OAKLAND, Calif. — An administrator at a small Christian university where seven people were killed this week said Wednesday she was the gunman's primary intended target after she rejected his repeated requests for a refund of his tuition.
Ellen Cervellon, director of the nursing program at Oikos University, wasn't on campus Monday when her former student came looking for her then went on his rampage.
Two days later, in an interview with the Associated Press, a shaken Cervellon said the murders are haunting her.
"I have that weight on my shoulders and I don't know what to do with it," she said, her voice quavering. "Every single one of those students were going to be an excellent, excellent nurse. They're in my heart, and they always will be."
Oakland police Chief Howard Jordan confirmed Cervellon was the apparent target. Officer Johnna Watson, a police spokeswoman, said later that police are looking into the possibility that other administrators had been targeted.
One Goh, 43, was charged Wednesday with seven counts of murder and three counts of attempted murder, plus a special circumstance allegation of committing multiple murders that could make him eligible for the death penalty.

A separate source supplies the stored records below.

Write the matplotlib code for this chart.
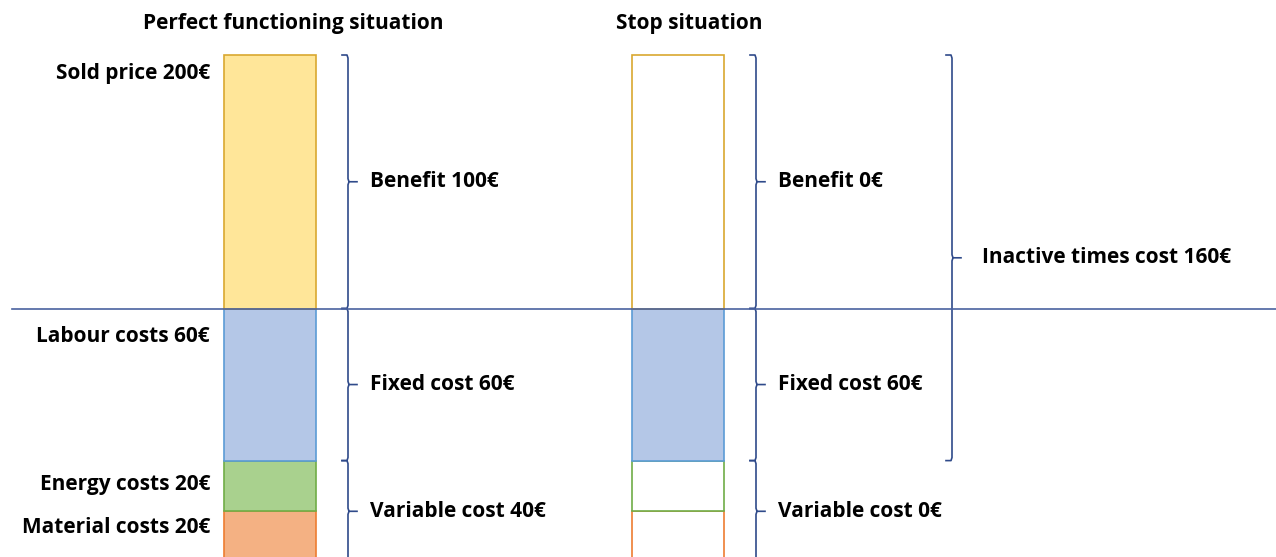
import matplotlib
matplotlib.use("Agg")
from matplotlib import pyplot as plt

# Datos (de abajo hacia arriba)
segments = ["Material costs", "Energy costs", "Labour costs", "Benefit"]
amounts = [20, 20, 60, 100]
sold_price = 200
stop_filled = [False, False, True, False]  # en parada solo se paga la mano de obra

titles = ["Perfect functioning situation", "Stop situation"]
groups_perfect = [("Variable cost", 40), ("Fixed cost", 60), ("Benefit", 100)]
groups_stop = [("Variable cost", 0), ("Fixed cost", 60), ("Benefit", 0)]
group_sizes = [40, 60, 100]
inactive_cost = 160

fills = ["#F4B183", "#A9D18E", "#B4C7E7", "#FFE699"]
edges = ["#ED7D31", "#70AD47", "#5B9BD5", "#D9A830"]
navy = "#2F4A8A"

plt.rcParams['font.family'] = ['Open Sans', 'DejaVu Sans']
plt.rcParams['font.weight'] = 'bold'
fs = 15

fig = plt.figure(figsize=(12.76, 5.57), dpi=100)
ax = fig.add_axes([0, 0, 1, 1])
ax.set_xlim(0, 1276)
ax.set_ylim(1.97, 221.7)
ax.axis('off')


def brace(ax, x, y0, y1, color=navy):
    # llave derecha entre y0 (abajo) e y1 (arriba)
    mid = (y0 + y1) / 2
    e = 1.2
    ax.plot([x - 6, x - 1, x, x, x + 1, x + 9],
            [y1, y1, y1 - e, mid + e, mid, mid], color=color, lw=1.2)
    ax.plot([x + 1, x, x, x - 1, x - 6],
            [mid, mid - e, y0 + e, y0, y0], color=color, lw=1.2)
    return mid


bar_x = [270, 678]
brace_x = [348, 756]
title_x = [293, 689]

for i in range(2):
    bottom = 0
    for j, h in enumerate(amounts):
        if i == 0 or stop_filled[j]:
            fc = fills[j]
        else:
            fc = "white"
        ax.bar(bar_x[i], h, width=92, bottom=bottom, color=fc,
               edgecolor=edges[j], linewidth=1.2, zorder=2)
        bottom += h

    # llaves y etiquetas de grupos
    groups = groups_perfect if i == 0 else groups_stop
    lo = 0
    for (name, val), size in zip(groups, group_sizes):
        mid = brace(ax, brace_x[i], lo, lo + size)
        ax.text(brace_x[i] + 22, mid, f"{name} {val}€", fontsize=fs,
                ha='left', va='center')
        lo += size

    fig.text(title_x[i] / 1276, 1 - 24 / 557, titles[i], fontsize=fs,
             ha='center', va='center')

# etiquetas de la izquierda
left_labels = [f"{s} {a}€" for s, a in zip(segments[:3], amounts[:3])]
left_labels.append(f"Sold price {sold_price}€")
tops = [20, 40, 100, 200]
offsets = [-12, -17, -20, -13]
for lab, top, off in zip(left_labels, tops, offsets):
    ax.annotate(lab, (210, top), xytext=(0, off), textcoords='offset points',
                fontsize=fs, ha='right', va='center')

# línea horizontal en el precio de coste
ax.axhline(amounts[0] + amounts[1] + amounts[2], xmin=12 / 1276, xmax=1,
           color="#4A62A0", lw=1.2, zorder=3)

# coste de tiempos inactivos
mid = brace(ax, 952, sold_price - inactive_cost, sold_price)
ax.text(982, mid, f"Inactive times cost {inactive_cost}€", fontsize=fs,
        ha='left', va='center')

fig.savefig("out.png", dpi=100)
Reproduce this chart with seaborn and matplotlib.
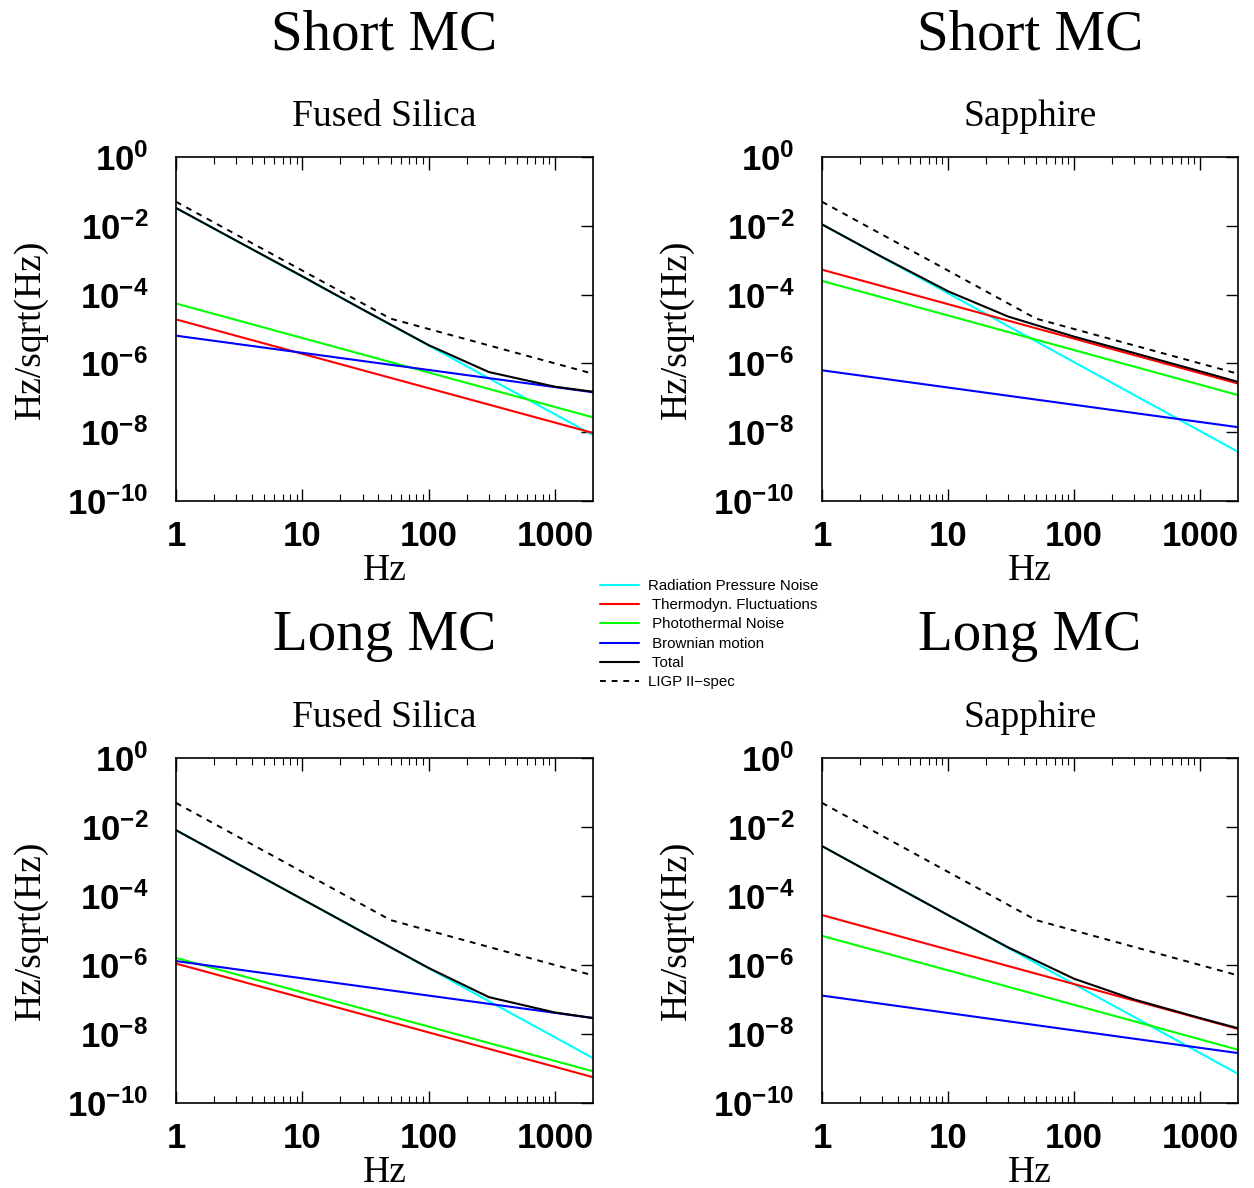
import numpy as np
import pandas as pd
import matplotlib
matplotlib.use("Agg")
import matplotlib.pyplot as plt
import seaborn as sns
from matplotlib.ticker import FixedLocator, NullFormatter, NullLocator

# ------------------------------------------------------------
# Dati (ampiezze in Hz/sqrt(Hz))
# ------------------------------------------------------------
freq_ends = [1, 2000]
freq_total = [1, 3, 10, 30, 100, 300, 1000, 2000]
freq_spec = [1, 50, 2000]
spec = [5e-2, 2e-5, 5e-7]

# Short MC - Fused Silica
sf_rad = [3.3e-2, 8.3e-9]
sf_thermo = [1.9e-5, 9.5e-9]
sf_photo = [5.5e-5, 2.7e-8]
sf_brown = [6.4e-6, 1.45e-7]
sf_total = [3.3e-2, 3.7e-3, 3.4e-4, 3.7e-5, 3.4e-6, 5.6e-7, 2.1e-7, 1.5e-7]

# Short MC - Sapphire
ss_rad = [1.1e-2, 2.7e-9]
ss_thermo = [5.3e-4, 2.6e-7]
ss_photo = [2.5e-4, 1.2e-7]
ss_brown = [6.3e-7, 1.4e-8]
ss_total = [1.1e-2, 1.24e-3, 1.25e-4, 2.3e-5, 6.0e-6, 2.0e-6, 5.9e-7, 2.9e-7]

# Long MC - Fused Silica
lf_rad = [8.1e-3, 2.0e-9]
lf_thermo = [1.1e-6, 5.6e-10]
lf_photo = [1.6e-6, 8.3e-10]
lf_brown = [1.3e-6, 2.9e-8]
lf_total = [8.1e-3, 9.0e-4, 8.1e-5, 9.0e-6, 8.2e-7, 1.17e-7, 4.2e-8, 2.9e-8]

# Long MC - Sapphire
ls_rad = [2.8e-3, 7.0e-10]
ls_thermo = [2.8e-5, 1.4e-8]
ls_photo = [7.0e-6, 3.5e-9]
ls_brown = [1.3e-7, 2.8e-9]
ls_total = [2.8e-3, 3.1e-4, 2.8e-5, 3.24e-6, 4.0e-7, 1.0e-7, 2.9e-8, 1.47e-8]

labels = ["Radiation Pressure Noise", " Thermodyn. Fluctuations",
          " Photothermal Noise", " Brownian motion", " Total", "LIGP II\u2212spec"]
colors = ["#00ffff", "#ff0000", "#00ff00", "#0000ff", "black", "black"]

x_ticks = [1, 10, 100, 1000]
x_ticklabels = ["1", "10", "100", "1000"]
y_ticks = [1e0, 1e-2, 1e-4, 1e-6, 1e-8, 1e-10]
y_ticklabels = [r"$\mathbf{10^{0}}$", r"$\mathbf{10^{-2}}$", r"$\mathbf{10^{-4}}$",
                r"$\mathbf{10^{-6}}$", r"$\mathbf{10^{-8}}$", r"$\mathbf{10^{-10}}$"]

panels = [
    ("Short MC", "Fused Silica", sf_rad, sf_thermo, sf_photo, sf_brown, sf_total),
    ("Short MC", "Sapphire", ss_rad, ss_thermo, ss_photo, ss_brown, ss_total),
    ("Long MC", "Fused Silica", lf_rad, lf_thermo, lf_photo, lf_brown, lf_total),
    ("Long MC", "Sapphire", ls_rad, ls_thermo, ls_photo, ls_brown, ls_total),
]

sns.set_theme(style="ticks")
plt.rcParams["font.family"] = ["Liberation Sans", "DejaVu Sans"]
plt.rcParams["mathtext.fontset"] = "custom"
plt.rcParams["mathtext.bf"] = "Liberation Sans:bold"
plt.rcParams["mathtext.rm"] = "Liberation Sans:bold"
plt.rcParams["text.color"] = "black"
plt.rcParams["axes.labelcolor"] = "black"
plt.rcParams["xtick.color"] = "black"
plt.rcParams["ytick.color"] = "black"

W, H = 1254, 1188
fig = plt.figure(figsize=(W / 100, H / 100), dpi=100)

# posizioni in pixel: (sinistra, alto, destra, basso)
boxes = [(176, 157, 593, 501), (822, 157, 1238, 501),
         (176, 758, 593, 1103), (822, 758, 1238, 1103)]

serif = ["Liberation Serif", "DejaVu Serif"]

for (title, sub, rad, thermo, photo, brown, total), (l, t, r, b) in zip(panels, boxes):
    ax = fig.add_axes([l / W, 1 - b / H, (r - l) / W, (b - t) / H])
    ax.set_xscale("log")
    ax.set_yscale("log")

    series = [(freq_ends, rad), (freq_ends, thermo), (freq_ends, photo),
              (freq_ends, brown), (freq_total, total), (freq_spec, spec)]
    for i, (fx, fy) in enumerate(series):
        df = pd.DataFrame({"Hz": fx, "amp": fy})
        if i == 5:
            sns.lineplot(data=df, x="Hz", y="amp", ax=ax, color=colors[i],
                         linewidth=1.4, linestyle=(0, (3, 3)), label=labels[i])
        else:
            sns.lineplot(data=df, x="Hz", y="amp", ax=ax, color=colors[i],
                         linewidth=1.5, label=labels[i])

    ax.set_xlim(1, 2000)
    ax.set_ylim(1e-10, 1)
    ax.set_xlabel("")
    ax.set_ylabel("")
    ax.get_legend().remove()

    ax.xaxis.set_major_locator(FixedLocator(x_ticks))
    ax.set_xticklabels(x_ticklabels, fontsize=25, fontweight="bold")
    minors = [m * d for d in [1, 10, 100, 1000] for m in range(2, 10) if m * d < 2000]
    ax.xaxis.set_minor_locator(FixedLocator(minors))
    ax.xaxis.set_minor_formatter(NullFormatter())
    ax.yaxis.set_major_locator(FixedLocator(y_ticks))
    ax.set_yticklabels(y_ticklabels, fontsize=25)
    ax.yaxis.set_minor_locator(NullLocator())

    ax.tick_params(axis="x", which="major", direction="in", top=True, bottom=True,
                   length=9, width=1, pad=14, color="black")
    ax.tick_params(axis="x", which="minor", direction="in", top=True, bottom=True,
                   length=5, width=0.8, color="black")
    ax.tick_params(axis="y", which="major", direction="in", left=False, right=True,
                   labelleft=True, length=9, width=1, pad=20, color="black")
    for s in ax.spines.values():
        s.set_color("black")
        s.set_linewidth(1.2)

    cx = (l + r) / 2 / W
    fig.text(cx, 1 - (t - 122) / H, title, ha="center", va="center",
             fontsize=41, family=serif)
    fig.text(cx, 1 - (t - 40) / H, sub, ha="center", va="center",
             fontsize=27, family=serif)
    fig.text(cx, 1 - (b + 70) / H, "Hz", ha="center", va="center",
             fontsize=27, family=serif)
    fig.text((l - 145) / W, 1 - (t + b) / 2 / H, "Hz/sqrt(Hz)", ha="center",
             va="center", rotation=90, fontsize=27, family=serif)

    if title == "Short MC" and sub == "Fused Silica":
        handles, hl = ax.get_legend_handles_labels()

fig.legend(handles, hl, loc="upper left", bbox_to_anchor=(600 / W, 1 - 579 / H),
           frameon=False, fontsize=10.8, handlelength=2.6, handletextpad=0.6,
           labelspacing=0.35, borderaxespad=0, borderpad=0)

fig.savefig("out.png", dpi=100)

Shackled and showing little emotion, Goh said nothing during a brief court appearance other than a soft "yes" when the judge asked if he understood the charges. He did not enter a plea.
In a police affidavit, Officer Robert Trevino said Goh acknowledged going to Oikos on Monday with a .45-caliber handgun and four magazines of ammunition.
Police have said Goh was seeking a female administrator. When told she wasn't there, they said, he began shooting in classrooms, killing six students and a receptionist and wounding three others.